London: Printed by C. Hullmandel for Rodwell & Martin, 1830. Item #05470
One Hundred Fine Hand Colored Lithographs Depicting French Costume Between 1200 and 1715
[LECOMPTE, Hippolyte]. SCHARF, George, artist. Costumes Francais, de 1200 à 1715. London: Printed by C. Hullmandel for Rodwell & Martin, ca. 1830.
Small octavo (5 9/16 x 4 1/4 inches; 142 x 108 mm.). One hundred fine numbered hand colored lithograph plates with legends (including pictorial title-page) drawn on stone by George Scharf. Plates nos. 50 & 52 slightly shorter on lower blank margin.
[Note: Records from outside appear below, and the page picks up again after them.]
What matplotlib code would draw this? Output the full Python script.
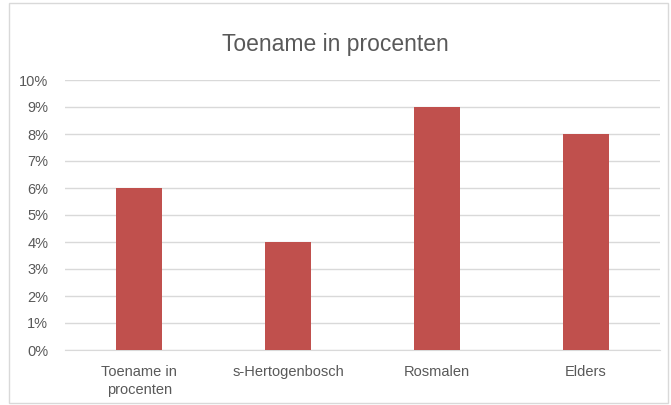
import matplotlib.pyplot as plt
from matplotlib.ticker import PercentFormatter
from matplotlib.patches import Rectangle

categories = ["Toename in\nprocenten", "s-Hertogenbosch", "Rosmalen", "Elders"]
values = [6, 4, 9, 8]
yticks = list(range(0, 11))

plt.rcParams['font.family'] = ['Liberation Sans', 'DejaVu Sans']

fig = plt.figure(figsize=(6.71, 4.05), dpi=100)
ax = fig.add_axes([65 / 671, 55 / 405, 595 / 671, 270 / 405])

ax.bar(range(len(categories)), values, width=0.31, color="#C0504D", zorder=3)
ax.set_xlim(-0.5, len(categories) - 0.5)
ax.set_ylim(0, 10)
ax.set_yticks(yticks)
ax.yaxis.set_major_formatter(PercentFormatter(decimals=0))
ax.set_xticks(range(len(categories)))
ax.set_xticklabels(categories, linespacing=1.35)
ax.grid(axis='y', color="#D9D9D9", linewidth=1, zorder=0)
for s in ['top', 'right', 'left']:
    ax.spines[s].set_visible(False)
ax.spines['bottom'].set_color("#D9D9D9")
ax.tick_params(axis='both', length=0, colors="#595959", labelsize=10.5)
ax.tick_params(axis='y', pad=12)
ax.tick_params(axis='x', pad=11)

fig.text(0.5, 1 - 45 / 405, "Toename in procenten", ha='center', va='center',
         fontsize=16.5, color="#595959")

fig.patches.append(Rectangle((9 / 671, 2 / 405), 659 / 671, 400 / 405,
                             transform=fig.transFigure, fill=False,
                             edgecolor="#D9D9D9", linewidth=1))

fig.savefig("out.png", dpi=100)
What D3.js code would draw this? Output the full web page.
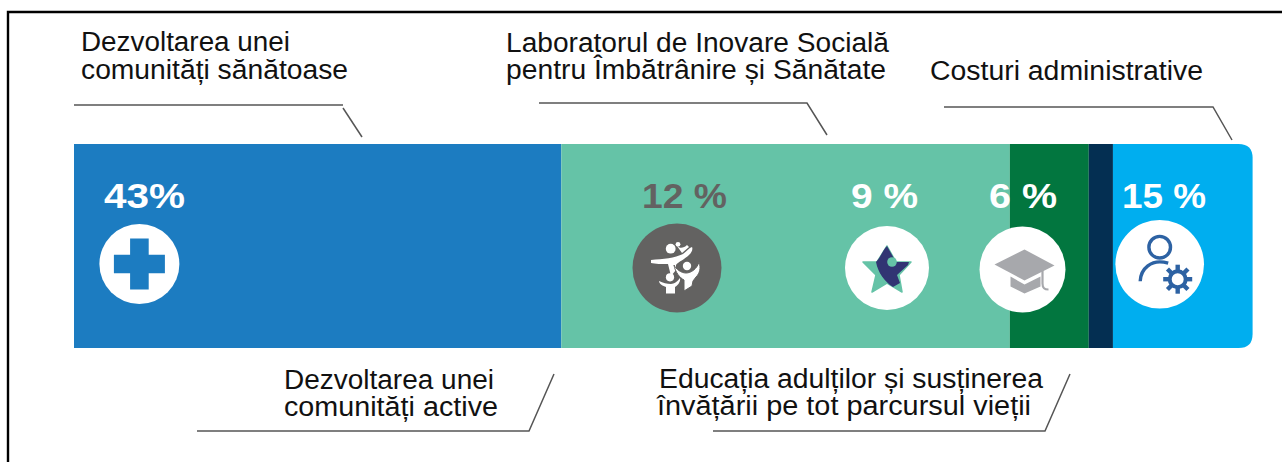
<!DOCTYPE html>
<html><head><meta charset="utf-8">
<script src="https://cdn.jsdelivr.net/npm/d3@7"></script>
<style>html,body{margin:0;padding:0;background:#fff;overflow:hidden}svg{display:block}text{font-family:"Liberation Sans",Arial,sans-serif}</style>
</head><body><svg id="c" width="1282" height="462"></svg>
<script>
// Data
const segmentNames = ["Dezvoltarea unei comunități sănătoase","Dezvoltarea unei comunități active și alte programe","Educația adulților și susținerea învățării pe tot parcursul vieții","Laboratorul de Inovare Socială pentru Îmbătrânire și Sănătate","Costuri administrative"];
const segmentShares = [41.35, 38.05, 6.7, 2.05, 11.85];
const segmentColors = ["#1c7cc1","#65c3a7","#02763f","#042f52","#00aeef"];
const percentLabels = ["43%","12 %","9 %","6 %","15 %"];
const percentColors = ["#fff","#636261","#fff","#fff","#fff"];
const percentX = [104,642,851,989,1122];
const percentW = [81,85,67,68,84];
const iconCx = [139.4,677,887,1022.5,1159.7];
const iconCy = [264,268,268,269.5,264.2];
const iconR = [40,44.5,42,43,44.3];
const iconFill = ["#fff","#636261","#fff","#fff","#fff"];
const noteLines = [
 ["Dezvoltarea unei",81,51,209],["comunități sănătoase",81,78.5,267],
 ["Laboratorul de Inovare Socială",506,52,383],["pentru Îmbătrânire și Sănătate",506,79,380],
 ["Costuri administrative",930,80,273],
 ["Dezvoltarea unei",284,389,210],["comunități active",284,416,214],
 ["Educația adulților și susținerea",659,388,384],["învățării pe tot parcursul vieții",657,415,374]];
const leaders = [
 [[74,105],[343,105]],[[343,108],[362,137]],
 [[539,103],[807,103],[827,135]],
 [[944,107],[1213,107],[1232,140]],
 [[197,431],[529,431],[554,374]],
 [[713,431],[1045,431],[1070,374]]];

const svg = d3.select("#c");
const x = d3.scaleLinear().domain([0,d3.sum(segmentShares)]).range([74,1252.6]);
const barTop = 144, barBottom = 348, corner = 14;
const cum = d3.cumsum(segmentShares);
const starts = [0,...cum.slice(0,-1)];

// frame
svg.append("path").attr("d","M8,462V12H1282").attr("fill","none").attr("stroke","#000").attr("stroke-width",2.4);

// bar
segmentShares.forEach((v,i)=>{
  const x0=x(starts[i]), x1=x(cum[i]);
  if(i<segmentShares.length-1){
    svg.append("rect").attr("x",x0).attr("y",barTop).attr("width",x1-x0).attr("height",barBottom-barTop).attr("fill",segmentColors[i]);
  } else {
    svg.append("path").attr("fill",segmentColors[i])
      .attr("d",`M${x0},${barTop}H${x1-corner}Q${x1},${barTop} ${x1},${barTop+corner}V${barBottom-corner}Q${x1},${barBottom} ${x1-corner},${barBottom}H${x0}Z`);
  }
});

// leader lines
const line=d3.line();
svg.selectAll(".l").data(leaders).join("path").attr("d",line).attr("fill","none").attr("stroke","#555").attr("stroke-width",1.5);

// notes
svg.selectAll(".n").data(noteLines).join("text").attr("x",d=>d[1]).attr("y",d=>d[2]).text(d=>d[0])
  .attr("font-size",27).attr("fill","#111").attr("textLength",d=>d[3]).attr("lengthAdjust","spacingAndGlyphs");

// percentages
svg.selectAll(".p").data(percentLabels).join("text").attr("x",(d,i)=>percentX[i]).attr("y",208).text(d=>d)
  .attr("font-size",35).attr("font-weight","700").attr("fill",(d,i)=>percentColors[i])
  .attr("textLength",(d,i)=>percentW[i]).attr("lengthAdjust","spacingAndGlyphs");

// icon discs
const icon = iconCx.map((cx,i)=>{
  const g=svg.append("g").attr("transform",`translate(${cx},${iconCy[i]})`);
  g.append("circle").attr("r",iconR[i]).attr("fill",iconFill[i]);
  return g;
});
// cross
icon[0].append("path").attr("fill","#1c7cc1").attr("d","M-9.3,-25.5H9.3V-9.3H25.5V9.3H9.3V25.5H-9.3V9.3H-25.5V-9.3H-9.3Z");
// people
const w="#fff", dk="#636261";
icon[1].append("circle").attr("cx",-6.3).attr("cy",-19.3).attr("r",4.9).attr("fill",w);
icon[1].append("circle").attr("cx",1).attr("cy",-23.7).attr("r",2.4).attr("fill",w);
icon[1].append("path").attr("fill",w).attr("d","M0,-22C3,-19 7,-20 10,-23L12,-21L5,-15Z");
icon[1].append("path").attr("fill",w).attr("d","M-26,-8C-14,-9 -2,-10 6,-14C10,-17 12,-20 15,-21C16,-19 15,-16 12,-13C8,-9 1,-6 -1,-3L-1,2L-6,8L-9,-4C-15,-4 -22,-4 -26,-5Z");
icon[1].append("circle").attr("cx",10).attr("cy",-2).attr("r",4.2).attr("fill",w);
icon[1].append("path").attr("fill",w).attr("stroke",dk).attr("stroke-width",1).attr("d","M-3,-3C-1,1 4,5 9,5C14,5 20,1 22,-6C24,0 23,5 19,9L16,13L15,18L7,23V12C3,10 -2,4 -3,-3Z");
icon[1].append("circle").attr("cx",-7).attr("cy",9.3).attr("r",4.1).attr("fill",w);
icon[1].append("path").attr("fill",w).attr("d","M-18,13C-14,15 -10,16 -6,16C-3,16 1,13 3,10C4,14 0,18 -2,19V25.5H-11V19C-14,18 -18,16 -18,13Z");
// star
icon[2].append("path").attr("fill","#65c3a7").attr("stroke","#65c3a7").attr("stroke-width",1.5).attr("stroke-linejoin","round")
  .attr("d","M0,-22L9,-6L24,-6L12,7L15,24L0,15L-15,24L-11,7L-24,-6L-10,-6Z");
icon[2].append("path").attr("fill","#313473").attr("d","M0,-22L9,-6L22,-6L21,-3L10,7L13,15L6,19C-2,14 -9,5 -11,-6C-7,-10 -4,-18 0,-22Z");
icon[2].append("circle").attr("cx",5).attr("cy",-6).attr("r",4.8).attr("fill","#65c3a7");
// cap
const g3="#a7a8ac";
icon[3].append("path").attr("fill",g3).attr("d","M2,-20L32,-4L2,11L-28,-5Z");
icon[3].append("path").attr("fill",g3).attr("d","M-12,7L2,15L18,7V17L2,24L-12,17Z");
icon[3].append("path").attr("fill","none").attr("stroke",g3).attr("stroke-width",2.2).attr("d","M20,1V14C20,19 22,20 26,20");
// user + gear
const b="#2d62a3";
icon[4].append("circle").attr("cx",0).attr("cy",-17).attr("r",10.8).attr("fill","none").attr("stroke",b).attr("stroke-width",3.4);
icon[4].append("path").attr("fill","none").attr("stroke",b).attr("stroke-width",3.4).attr("d","M-19.5,17C-19,5 -9,-6 8.5,-1");
icon[4].append("circle").attr("cx",18).attr("cy",15).attr("r",8).attr("fill","none").attr("stroke",b).attr("stroke-width",4);
d3.range(8).forEach(k=>{
  icon[4].append("rect").attr("x",15.8).attr("y",0.5).attr("width",4.4).attr("height",6)
    .attr("fill",b).attr("transform",`rotate(${k*45} 18 15)`);
});
</script></body></html>
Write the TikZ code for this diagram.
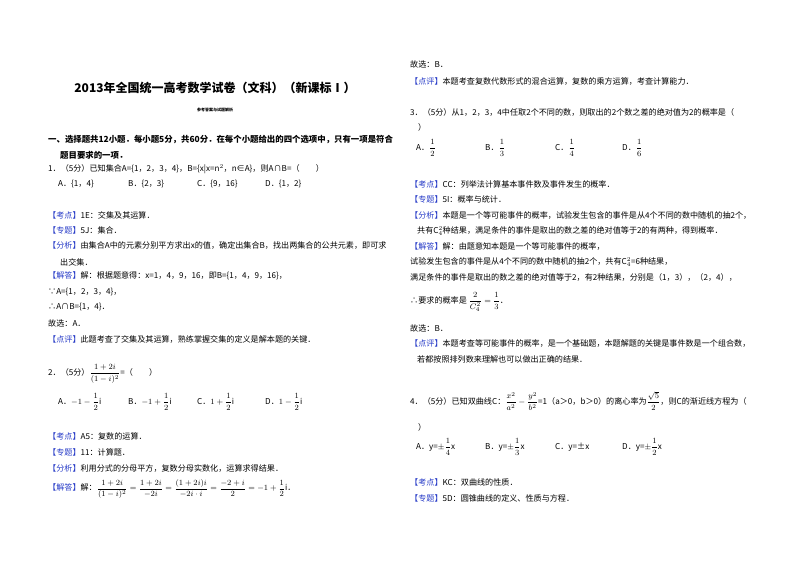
\documentclass[tikz,border=0pt]{standalone}
\usepackage{amsmath}
\usepackage{fontspec}
\setmainfont{Noto Sans CJK SC}
\definecolor{tag}{RGB}{40,60,200}
\newcommand{\tg}[1]{{\color{tag}【#1】}}
\begin{document}
\begin{tikzpicture}[x=1pt,y=-1pt,
  t/.style={anchor=west,inner sep=0pt,font=\fontsize{8.1}{9}\selectfont},
  h/.style={t,font=\fontsize{8.4}{9}\selectfont\bfseries}]
\useasboundingbox[fill=white] (0,0) rectangle (800,565);
\node[inner sep=0pt,font=\fontsize{12}{14}\selectfont\bfseries] (title) at (215,88) {2013年全国统一高考数学试卷（文科）（新课标Ⅰ）};
\node[inner sep=0pt,font=\fontsize{4}{5}\selectfont\bfseries] (sub) at (215,110) {参考答案与试题解析};
\node[h] (l1) at (48,140) {一、选择题共12小题．每小题5分，共60分．在每个小题给出的四个选项中，只有一项是符合};
\node[h] (l2) at (60,155) {题目要求的一项．};
\node[t] (q1) at (48,169) {1．（5分）已知集合A=\{1，2，3，4\}，B=\{x|x=n$^2$，n∈A\}，则A∩B=（\quad\quad）};
\node[t] (q1a) at (58,184) {A．\{1，4\}};
\node[t] (q1b) at (128,184) {B．\{2，3\}};
\node[t] (q1c) at (197,184) {C．\{9，16\}};
\node[t] (q1d) at (265,184) {D．\{1，2\}};
\node[t] (k1) at (48,215) {\tg{考点}1E：交集及其运算．};
\node[t] (z1) at (48,230) {\tg{专题}5J：集合．};
\node[t] (f1) at (48,245) {\tg{分析}由集合A中的元素分别平方求出x的值，确定出集合B，找出两集合的公共元素，即可求};
\node[t] (f1b) at (60,262) {出交集．};
\node[t] (j1) at (48,276) {\tg{解答}解：根据题意得：x=1，4，9，16，即B=\{1，4，9，16\}，};
\node[t] (j1b) at (48,292) {∵A=\{1，2，3，4\}，};
\node[t] (j1c) at (48,307) {∴A∩B=\{1，4\}．};
\node[t] (j1d) at (48,323) {故选：A．};
\node[t] (p1) at (48,339) {\tg{点评}此题考查了交集及其运算，熟练掌握交集的定义是解本题的关键．};
\node[t] (q2) at (48,374) {2．（5分）$\dfrac{1+2i}{(1-i)^2}$=（\quad\quad）};
\node[t] (q2a) at (58,402) {A．$-1-\dfrac{1}{2}$i};
\node[t] (q2b) at (128,402) {B．$-1+\dfrac{1}{2}$i};
\node[t] (q2c) at (197,402) {C．$1+\dfrac{1}{2}$i};
\node[t] (q2d) at (265,402) {D．$1-\dfrac{1}{2}$i};
\node[t] (k2) at (48,436) {\tg{考点}A5：复数的运算．};
\node[t] (z2) at (48,452) {\tg{专题}11：计算题．};
\node[t] (f2) at (48,468) {\tg{分析}利用分式的分母平方，复数分母实数化，运算求得结果．};
\node[t] (j2) at (48,489) {\tg{解答}解：$\dfrac{1+2i}{(1-i)^2}=\dfrac{1+2i}{-2i}=\dfrac{(1+2i)i}{-2i\cdot i}=\dfrac{-2+i}{2}=-1+\dfrac{1}{2}$i．};
% right column
\node[t] (g2) at (410,64) {故选：B．};
\node[t] (p2) at (410,82) {\tg{点评}本题考查复数代数形式的混合运算，复数的乘方运算，考查计算能力．};
\node[t] (q3) at (410,112) {3．（5分）从1，2，3，4中任取2个不同的数，则取出的2个数之差的绝对值为2的概率是（};
\node[t] (q3b) at (418,127) {）};
\node[t] (q3a1) at (416,148) {A．$\dfrac{1}{2}$};
\node[t] (q3a2) at (485,148) {B．$\dfrac{1}{3}$};
\node[t] (q3a3) at (555,148) {C．$\dfrac{1}{4}$};
\node[t] (q3a4) at (622,148) {D．$\dfrac{1}{6}$};
\node[t] (k3) at (410,184) {\tg{考点}CC：列举法计算基本事件数及事件发生的概率．};
\node[t] (z3) at (410,199) {\tg{专题}5I：概率与统计．};
\node[t] (f3) at (410,215) {\tg{分析}本题是一个等可能事件的概率，试验发生包含的事件是从4个不同的数中随机的抽2个，};
\node[t] (f3b) at (417,231) {共有C$_4^2$种结果，满足条件的事件是取出的数之差的绝对值等于2的有两种，得到概率．};
\node[t] (j3) at (410,246) {\tg{解答}解：由题意知本题是一个等可能事件的概率，};
\node[t] (j3b) at (410,262) {试验发生包含的事件是从4个不同的数中随机的抽2个，共有C$_4^2$=6种结果，};
\node[t] (j3c) at (410,277) {满足条件的事件是取出的数之差的绝对值等于2，有2种结果，分别是（1，3），（2，4），};
\node[t] (j3d) at (410,302) {∴要求的概率是 $\dfrac{2}{C_4^2}=\dfrac{1}{3}$．};
\node[t] (j3e) at (410,328) {故选：B．};
\node[t] (p3) at (410,343) {\tg{点评}本题考查等可能事件的概率，是一个基础题，本题解题的关键是事件数是一个组合数，};
\node[t] (p3b) at (417,359) {若都按照排列数来理解也可以做出正确的结果．};
\node[t] (q4) at (410,401) {4．（5分）已知双曲线C：$\dfrac{x^2}{a^2}-\dfrac{y^2}{b^2}$=1（a＞0，b＞0）的离心率为$\dfrac{\sqrt{5}}{2}$，则C的渐近线方程为（};
\node[t] (q4b) at (418,427) {）};
\node[t] (q4a1) at (416,447) {A．y=$\pm\dfrac{1}{4}$x};
\node[t] (q4a2) at (485,447) {B．y=$\pm\dfrac{1}{3}$x};
\node[t] (q4a3) at (555,447) {C．y=±x};
\node[t] (q4a4) at (622,447) {D．y=$\pm\dfrac{1}{2}$x};
\node[t] (k4) at (410,482) {\tg{考点}KC：双曲线的性质．};
\node[t] (z4) at (410,498) {\tg{专题}5D：圆锥曲线的定义、性质与方程．};
\end{tikzpicture}
\end{document}
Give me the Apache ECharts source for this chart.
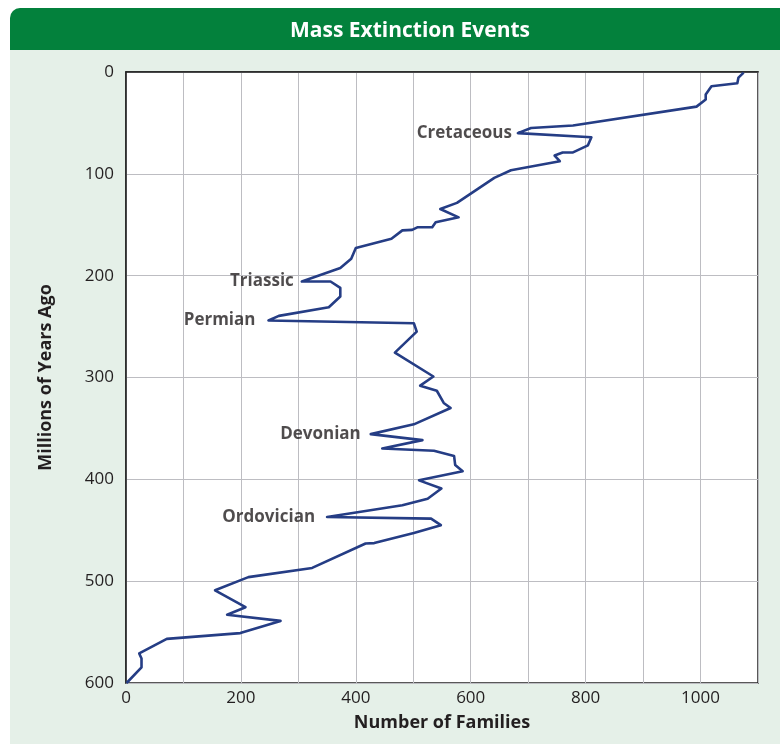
<!DOCTYPE html>
<html>
<head>
<meta charset="utf-8">
<script src="https://cdn.jsdelivr.net/npm/echarts@6/dist/echarts.min.js"></script>
<style>
  html, body { margin: 0; padding: 0; background: #fff; }
  #chart-container { width: 780px; height: 744px; }
</style>
</head>
<body>
<div id="chart-container"></div>
<script>
// number of families (top to bottom)
var families = [1075, 1066, 1064, 1019, 1009, 1009, 993, 778, 705, 682, 810, 804, 778, 760, 746, 755,
    670, 641, 576, 547, 579, 539, 533, 513, 507, 498, 481, 462, 400, 392, 373, 306,
    356, 373, 373, 353, 266, 248, 501, 506, 468, 535, 512, 541, 553, 565, 501, 426,
    516, 446, 536, 571, 573, 586, 510, 549, 525, 481, 350, 531, 548, 501, 432, 417,
    324, 213, 155, 208, 176, 269, 199, 71, 23, 27, 27, 1];
// millions of years ago for each point
var yearsAgo = [0.6, 5.5, 11, 14, 22, 27, 34, 52.5, 55, 60, 64, 72, 79, 79, 82, 87.6,
    96.5, 104, 128.5, 134.5, 142.7, 147.6, 152.5, 152.5, 152.5, 155, 155.5, 163.7, 172.8, 183.4, 192.5, 205.7,
    205.7, 212, 220.5, 231, 239.5, 244, 246.7, 255, 275.6, 299, 308, 313, 325, 330, 346, 355.6,
    361.5, 369.7, 372, 377, 386, 392, 401, 409, 419, 425.5, 437, 438.6, 445, 452.7, 462.6, 463,
    487, 496, 509, 525.6, 533, 539, 551, 556.7, 571, 576, 584.6, 600];

// event labels and the curve tips they point at
var eventNames = ['Cretaceous', 'Triassic', 'Permian', 'Devonian', 'Ordovician'];
var eventFamilies = [682, 306, 248, 426, 350];
var eventYears = [60, 205.7, 244, 355.6, 437];
var eventGap = [6, 8, 13, 10, 12];

var xTicks = [0, 200, 400, 600, 800, 1000];

var chartDom = document.getElementById('chart-container');
var myChart = echarts.init(chartDom, null, {renderer: 'canvas'});

var lineData = families.map(function (f, i) { return [f, yearsAgo[i]]; });
var eventData = eventNames.map(function (n, i) {
    return {
        value: [eventFamilies[i], eventYears[i]],
        label: {distance: eventGap[i]}
    };
});

var font = '"Open Sans", "Noto Sans", sans-serif';
var textColor = '#231f20';

var option = {
    backgroundColor: '#fff',
    animation: false,
    graphic: [
        {
            type: 'rect', z: -10, silent: true,
            shape: {x: 10, y: 8, width: 770, height: 736, r: [10, 0, 0, 0]},
            style: {fill: '#e5f0e8'}
        },
        {
            type: 'rect', z: -9, silent: true,
            shape: {x: 10, y: 8, width: 770, height: 42, r: [10, 0, 0, 0]},
            style: {fill: '#03813c'}
        }
    ],
    title: {
        text: 'Mass Extinction Events',
        left: 405, top: 16, textAlign: 'center',
        textStyle: {color: '#fff', fontSize: 21, fontWeight: 'bold', fontFamily: font}
    },
    grid: {
        left: 126, right: 22, top: 72, bottom: 61,
        show: true, backgroundColor: '#fff', borderColor: '#222', borderWidth: 1.5
    },
    xAxis: {
        type: 'value', min: 0, max: 1100, interval: 100,
        name: 'Number of Families', nameLocation: 'middle', nameGap: 31,
        nameTextStyle: {color: textColor, fontSize: 18, fontWeight: 'bold', fontFamily: font},
        axisLine: {show: true, lineStyle: {color: '#222', width: 1.5}},
        axisTick: {show: false},
        axisLabel: {
            margin: 7, color: textColor, fontSize: 17, fontFamily: font,
            formatter: function (v) { return xTicks.indexOf(v) >= 0 ? String(v) : ''; }
        },
        splitLine: {show: true, lineStyle: {color: '#bdbdc2', width: 1}}
    },
    yAxis: {
        type: 'value', inverse: true, min: 0, max: 600, interval: 100,
        name: 'Millions of Years Ago', nameLocation: 'middle', nameGap: 71,
        nameTextStyle: {color: textColor, fontSize: 18, fontWeight: 'bold', fontFamily: font},
        axisLine: {show: true, lineStyle: {color: '#222', width: 1.5}},
        axisTick: {show: false},
        axisLabel: {margin: 12, color: textColor, fontSize: 17, fontFamily: font},
        splitLine: {show: true, lineStyle: {color: '#bdbdc2', width: 1}}
    },
    series: [
        {
            type: 'line',
            data: lineData,
            symbol: 'none',
            lineStyle: {color: '#253d85', width: 2.6, join: 'round'},
            z: 3
        },
        {
            type: 'scatter',
            data: eventData,
            symbolSize: 0,
            label: {
                show: true, position: 'left',
                formatter: function (p) { return eventNames[p.dataIndex]; },
                color: textColor, fontSize: 17, fontWeight: 'bold', fontFamily: font
            },
            z: 4
        }
    ]
};

option && myChart.setOption(option);
</script>
</body>
</html>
Handsomely bound ca. 1920 by Bayntun of Bath for C.E. Lauriat Co., Boston. Full dark red crushed morocco, covers with gilt-rule border, three gilt dots at corners, blind-tooled lances extending onto boards from raised bands. Spine with five raised bands decoratively paneled and lettered in gilt in compartments, decorative gilt board edges, gilt ruled turn-ins, marbled endpapers, all edges gilt.
A wonderful example of historical French costume with fine hand coloring. The subjects include Joan of Arc, Bloody Mary, Queen of Scots, Ninon de Lenclos, many French kings and queens, courtiers, mistresses, soldiers, knights, politicians and admirals, from five centuries of French history.
According to Hiler, these plates are reduced and reversed copies of those in [Hippolyte Lecomte's] Costumes Civils et Militaires de la Monarchie Française, which was first published in 1820 in four volumes. The present work was published as a single volume and in a smaller format by the renowned London-based printer and lithographer Charles Hullmandel (1789-1850).
According to DNB, "Most of the major improvements made to lithography in Britain in the 1820s and 1830s can be attributed to Hullmandel, and in this period he was also the most prolific printer of pictorial lithographs in the country." In addition to earning his living through printing, Hullmandel also worked with scientists like Michael Faraday in search of new ways to perfect the art of lithography. Images for the present work were actually executed by Hullmandel's friend George Scharf (1788-1860), a Bavarian-born artist who was among the vanguard of lithographers operating in London.
Bobins II, 551; Colas, 1808; Hiler 533 (1820 edition); Lipperheide, 1074 (1820 edition).